A few more years in California. Hitchhiking adventures up and down the coast. Following the Grateful Dead for a while. Way too much partying. And eventually back to Colorado, where her son was born and responsibilities needed tending. Just keeping up with the flow of stories out of Shavonne is exhausting on its own.
Over the course of an hour, we talk about social justice, our shared love of journalism, how YS grew from a center-stapled Reader’s Digest-sized circular into a perfect-bound, full-color glossy. We talk a lot about the struggles — the recession in 2009, or when the publication almost drowned in the floods.
“In the floods, in ’13, that was brutal,” she says. “The fourth quarter is always my most profitable time of the year and we lost $20,000. And that’s when I really started to struggle. I remember the sky was falling, and just I’m in the hole, and I already spent all this money expanding, moving into Boulder and expanding into borrowed money for Brides to Babies (a second magazine title she published for several issues before shuttering it), and then the floods hit… And that was kind of the start of a spin out period, I spun out for a couple of years, like really struggled with mental health, mental outlook and got really, really dark.”
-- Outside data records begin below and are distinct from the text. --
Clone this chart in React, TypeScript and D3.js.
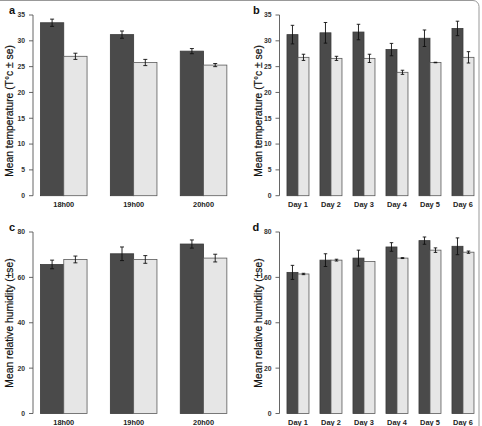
import React from "react";
import * as d3 from "d3";

const HOURS = ["18h00", "19h00", "20h00"];
const DAYS = ["Day 1", "Day 2", "Day 3", "Day 4", "Day 5", "Day 6"];

const TEMP_TICKS = [0, 5, 10, 15, 20, 25, 30, 35];
const HUM_TICKS = [0, 20, 40, 60, 80];

const tempHourDark = [33.5, 31.2, 28.0];
const tempHourDarkSe = [0.7, 0.7, 0.5];
const tempHourLight = [27.0, 25.8, 25.3];
const tempHourLightSe = [0.6, 0.6, 0.3];

const tempDayDark = [31.2, 31.55, 31.7, 28.3, 30.5, 32.4];
const tempDayDarkSe = [1.8, 2.0, 1.5, 1.2, 1.6, 1.4];
const tempDayLight = [26.8, 26.6, 26.6, 23.9, 25.8, 26.8];
const tempDayLightSe = [0.6, 0.4, 0.8, 0.4, 0.05, 1.1];

const humHourDark = [65.7, 70.4, 74.7];
const humHourDarkSe = [1.9, 3.0, 1.8];
const humHourLight = [67.9, 67.9, 68.5];
const humHourLightSe = [1.5, 1.7, 1.7];

const humDayDark = [62.2, 67.6, 68.5, 73.4, 76.2, 73.7];
const humDayDarkSe = [3.1, 2.8, 3.5, 1.9, 1.6, 3.7];
const humDayLight = [61.5, 67.6, 67.0, 68.5, 72.0, 71.1];
const humDayLightSe = [0.3, 0.4, 0.0, 0.2, 1.0, 0.5];

const TEMP_TITLE = "Mean temperature (T°c ± se)";
const HUM_TITLE = "Mean relative humidity (±se)";

const DARK = "#4a4a4a";
const LIGHT = "#e6e6e6";
const FONT = "Liberation Sans, Arial, sans-serif";

type PanelProps = {
  letter: string;
  cats: string[];
  dark: number[];
  darkSe: number[];
  light: number[];
  lightSe: number[];
  ticks: number[];
  yMax: number;
  title: string;
  axisX: number;
  unit: number;
  yTop: number;
  yBottom: number;
  titleX: number;
  titleY: number;
  letterX: number;
  letterY: number;
};

function Panel(p: PanelProps) {
  const n = p.cats.length;
  const span = 3 * n;
  const ext = (span - 1) * 0.04;
  const x = d3
    .scaleLinear()
    .domain([1 - ext, span + ext])
    .range([p.axisX, p.axisX + (span - 1 + 2 * ext) * p.unit]);
  const y = d3.scaleLinear().domain([0, p.yMax]).range([p.yBottom, p.yTop]);
  const cap = Math.min(p.unit * 0.16, 2);

  const bars: React.ReactNode[] = [];
  p.cats.forEach((c, i) => {
    const l0 = 1 + 3 * i;
    const series = [
      { v: p.dark[i], se: p.darkSe[i], l: l0, fill: DARK, stroke: "#3a3a3a" },
      { v: p.light[i], se: p.lightSe[i], l: l0 + 1, fill: LIGHT, stroke: "#5a5a5a" },
    ];
    series.forEach((s, j) => {
      const xl = x(s.l);
      const xr = x(s.l + 1);
      const cx = (xl + xr) / 2;
      bars.push(
        <rect
          key={`b${i}-${j}`}
          x={xl}
          y={y(s.v)}
          width={xr - xl}
          height={y(0) - y(s.v)}
          fill={s.fill}
          stroke={s.stroke}
          strokeWidth={0.8}
        />
      );
      if (s.se > 0) {
        const t = y(s.v + s.se);
        const b = y(s.v - s.se);
        bars.push(
          <g key={`e${i}-${j}`} stroke="#111" strokeWidth={0.9}>
            <line x1={cx} x2={cx} y1={t} y2={b} />
            <line x1={cx - cap} x2={cx + cap} y1={t} y2={t} />
            <line x1={cx - cap} x2={cx + cap} y1={b} y2={b} />
          </g>
        );
      }
    });
    bars.push(
      <text
        key={`c${i}`}
        x={x(l0 + 1)}
        y={p.yBottom + 11}
        textAnchor="middle"
        fontSize={7.4}
        fontWeight="bold"
        fill="#222"
        fontFamily={FONT}
      >
        {c}
      </text>
    );
  });

  return (
    <g>
      <text
        x={p.letterX}
        y={p.letterY}
        fontSize={11}
        fontWeight="bold"
        fill="#111"
        fontFamily={FONT}
      >
        {p.letter}
      </text>
      <line
        x1={p.axisX}
        x2={p.axisX}
        y1={y(p.ticks[0])}
        y2={y(p.ticks[p.ticks.length - 1])}
        stroke="#555"
        strokeWidth={0.9}
      />
      {p.ticks.map((t) => (
        <g key={t}>
          <line
            x1={p.axisX - 4}
            x2={p.axisX}
            y1={y(t)}
            y2={y(t)}
            stroke="#555"
            strokeWidth={0.9}
          />
          <text
            x={p.axisX - 8}
            y={y(t) + 2.4}
            textAnchor="end"
            fontSize={6.8}
            fontWeight="bold"
            fill="#333"
            fontFamily={FONT}
          >
            {t}
          </text>
        </g>
      ))}
      <text
        transform={`translate(${p.titleX},${p.titleY}) rotate(-90)`}
        textAnchor="middle"
        fontSize={10.3}
        fill="#111"
        stroke="#111"
        strokeWidth={0.2}
        fontFamily={FONT}
      >
        {p.title}
      </text>
      {bars}
    </g>
  );
}

export default function App() {
  return (
    <svg
      width={482}
      height={426}
      style={{ position: "absolute", left: 0, top: 0, background: "#fff" }}
    >
      <rect x={-10} y={0.5} width={489} height={440} rx={6} fill="#fff" stroke="#999" strokeWidth={1} />
      <Panel
        letter="a"
        cats={HOURS}
        dark={tempHourDark}
        darkSe={tempHourDarkSe}
        light={tempHourLight}
        lightSe={tempHourLightSe}
        ticks={TEMP_TICKS}
        yMax={35}
        title={TEMP_TITLE}
        axisX={33}
        unit={23.3}
        yTop={15}
        yBottom={195.7}
        titleX={12.5}
        titleY={111}
        letterX={9}
        letterY={13.5}
      />
      <Panel
        letter="b"
        cats={DAYS}
        dark={tempDayDark}
        darkSe={tempDayDarkSe}
        light={tempDayLight}
        lightSe={tempDayLightSe}
        ticks={TEMP_TICKS}
        yMax={35}
        title={TEMP_TITLE}
        axisX={279.5}
        unit={11.0}
        yTop={15}
        yBottom={195.7}
        titleX={262}
        titleY={111}
        letterX={253}
        letterY={13.5}
      />
      <Panel
        letter="c"
        cats={HOURS}
        dark={humHourDark}
        darkSe={humHourDarkSe}
        light={humHourLight}
        lightSe={humHourLightSe}
        ticks={HUM_TICKS}
        yMax={80}
        title={HUM_TITLE}
        axisX={33}
        unit={23.3}
        yTop={232}
        yBottom={413.5}
        titleX={12.5}
        titleY={323}
        letterX={9}
        letterY={230.5}
      />
      <Panel
        letter="d"
        cats={DAYS}
        dark={humDayDark}
        darkSe={humDayDarkSe}
        light={humDayLight}
        lightSe={humDayLightSe}
        ticks={HUM_TICKS}
        yMax={80}
        title={HUM_TITLE}
        axisX={279.5}
        unit={11.0}
        yTop={232}
        yBottom={413.5}
        titleX={262}
        titleY={323}
        letterX={252.5}
        letterY={230.5}
      />
    </svg>
  );
}
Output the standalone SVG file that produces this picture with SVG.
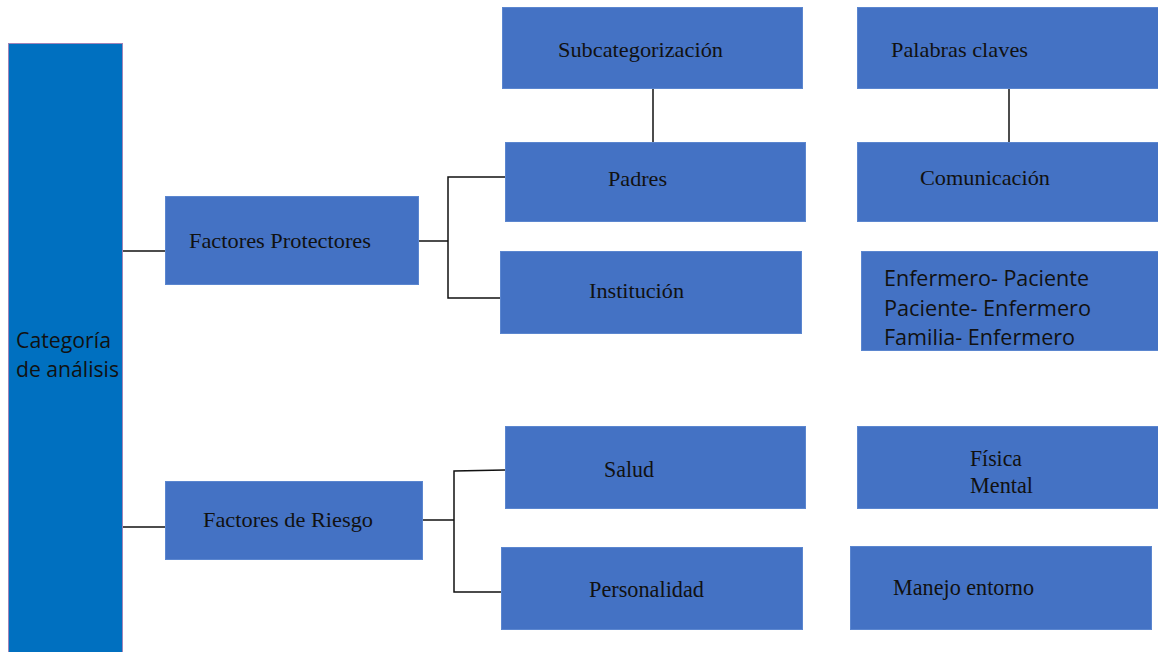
<svg xmlns="http://www.w3.org/2000/svg" width="1158" height="652" viewBox="0 0 1158 652">
<style>
  .box { fill: #4472C4; stroke: #5B86CF; stroke-width: 1; }
  .bar { fill: #0070C0; stroke: #A184B8; stroke-width: 1; }
  .t { font-family: "Liberation Serif", "Times New Roman", serif; font-size: 22px; fill: #111; }
  .tc { font-family: "Liberation Serif", "Times New Roman", serif; font-size: 23px; fill: #111; }
  .s { font-family: "Open Sans", "Liberation Sans", sans-serif; fill: #111; }
  .c { fill: none; stroke: #111; stroke-width: 1.5; }
</style>
<rect width="1158" height="652" fill="#ffffff"/>
<g id="connectors">
  <path class="c" d="M123 251 H165"/>
  <path class="c" d="M419 241 H448"/>
  <path class="c" d="M505 177 H448 V298 H500"/>
  <path class="c" d="M653 89 V142"/>
  <path class="c" d="M1009 89 V142"/>
  <path class="c" d="M123 527 H165"/>
  <path class="c" d="M423 520 H454"/>
  <path class="c" d="M505 470 L454 471 V592 H502"/>
</g>
<g id="categoria">
  <rect class="bar" x="8.5" y="43.5" width="114" height="620"/>
  <text class="s" font-size="22" x="16" y="348" textLength="95" lengthAdjust="spacingAndGlyphs">Categoría</text>
  <text class="s" font-size="22" x="16" y="377" textLength="103" lengthAdjust="spacingAndGlyphs">de análisis</text>
</g>
<g id="factores-protectores">
  <rect class="box" x="165.5" y="196.5" width="253" height="88"/>
  <text class="t" x="189" y="248" textLength="182" lengthAdjust="spacingAndGlyphs">Factores Protectores</text>
</g>
<g id="subcategorizacion">
  <rect class="box" x="502.5" y="7.5" width="300" height="81"/>
  <text class="t" x="558" y="57" textLength="165" lengthAdjust="spacingAndGlyphs">Subcategorización</text>
</g>
<g id="palabras-claves">
  <rect class="box" x="857.5" y="7.5" width="305" height="81"/>
  <text class="t" x="891" y="57" textLength="137" lengthAdjust="spacingAndGlyphs">Palabras claves</text>
</g>
<g id="padres">
  <rect class="box" x="505.5" y="142.5" width="300" height="79"/>
  <text class="t" x="608" y="186" textLength="59" lengthAdjust="spacingAndGlyphs">Padres</text>
</g>
<g id="comunicacion">
  <rect class="box" x="857.5" y="142.5" width="305" height="79"/>
  <text class="t" x="920" y="185" textLength="130" lengthAdjust="spacingAndGlyphs">Comunicación</text>
</g>
<g id="institucion">
  <rect class="box" x="500.5" y="251.5" width="301" height="82"/>
  <text class="t" x="589" y="298" textLength="95" lengthAdjust="spacingAndGlyphs">Institución</text>
</g>
<g id="relaciones">
  <rect class="box" x="861.5" y="251.5" width="300" height="99"/>
  <text class="s" font-size="21" x="884" y="286" textLength="205" lengthAdjust="spacingAndGlyphs">Enfermero- Paciente</text>
  <text class="s" font-size="21" x="884" y="316" textLength="207" lengthAdjust="spacingAndGlyphs">Paciente- Enfermero</text>
  <text class="s" font-size="21" x="884" y="345" textLength="191" lengthAdjust="spacingAndGlyphs">Familia- Enfermero</text>
</g>
<g id="factores-riesgo">
  <rect class="box" x="165.5" y="481.5" width="257" height="78"/>
  <text class="t" x="203" y="527" textLength="170" lengthAdjust="spacingAndGlyphs">Factores de Riesgo</text>
</g>
<g id="salud">
  <rect class="box" x="505.5" y="426.5" width="300" height="82"/>
  <text class="tc" x="604" y="477" textLength="50" lengthAdjust="spacingAndGlyphs">Salud</text>
</g>
<g id="fisica-mental">
  <rect class="box" x="857.5" y="426.5" width="305" height="82"/>
  <text class="tc" x="970" y="466" textLength="52" lengthAdjust="spacingAndGlyphs">Física</text>
  <text class="tc" x="970" y="493" textLength="63" lengthAdjust="spacingAndGlyphs">Mental</text>
</g>
<g id="personalidad">
  <rect class="box" x="501.5" y="547.5" width="301" height="82"/>
  <text class="tc" x="589" y="597" textLength="115" lengthAdjust="spacingAndGlyphs">Personalidad</text>
</g>
<g id="manejo-entorno">
  <rect class="box" x="850.5" y="546.5" width="301" height="83"/>
  <text class="tc" x="893" y="595" textLength="141" lengthAdjust="spacingAndGlyphs">Manejo entorno</text>
</g>
</svg>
Her eyes mist over just a little as she recounts the experience and she breaks eye contact for a moment, looking towards the far end of the bar as though it’s a window into the past. But it’s a brief reverie, and within moments, Shavonne is smiling at the thought of coming out against the Iraq war right after 9/11 and the ensuing hate mail.
“You will never bully me,” she says to those who would love to silence the YS voice.
“I will print the truth. I’ve had amazing editors,” she says nodding at me. “You, Andra (Coberly), Eric (Maulbetsch), De La (current Managing Editor Johnathen De La Vaca). I’ve had amazing editors and people who really have worked hard to put the truth out there.”
It’s the base ingredient that has earned Yellow Scene more than 100 journalism awards from the Colorado Press Association and the Society of Professional Journalists in its run, along with plenty of mud-slinging from local Facebook groups filled to the brim with right-wing, white fragility — and the occasional death threat.
Meanwhile, the Yellow Scene’s editorial bent remains progressive. Just like Shavonne. The Yellow Scene is a crusader. Just like Shavonne. It’s not afraid of controversy — it even seeks it out. Just like Shavonne. The Yellow Scene prizes truth above anything, just like Shavonne.
And the truth is, it’s impossible to see where the Yellow Scene ends and Shavonne begins.
And she couldn’t imagine it any other way.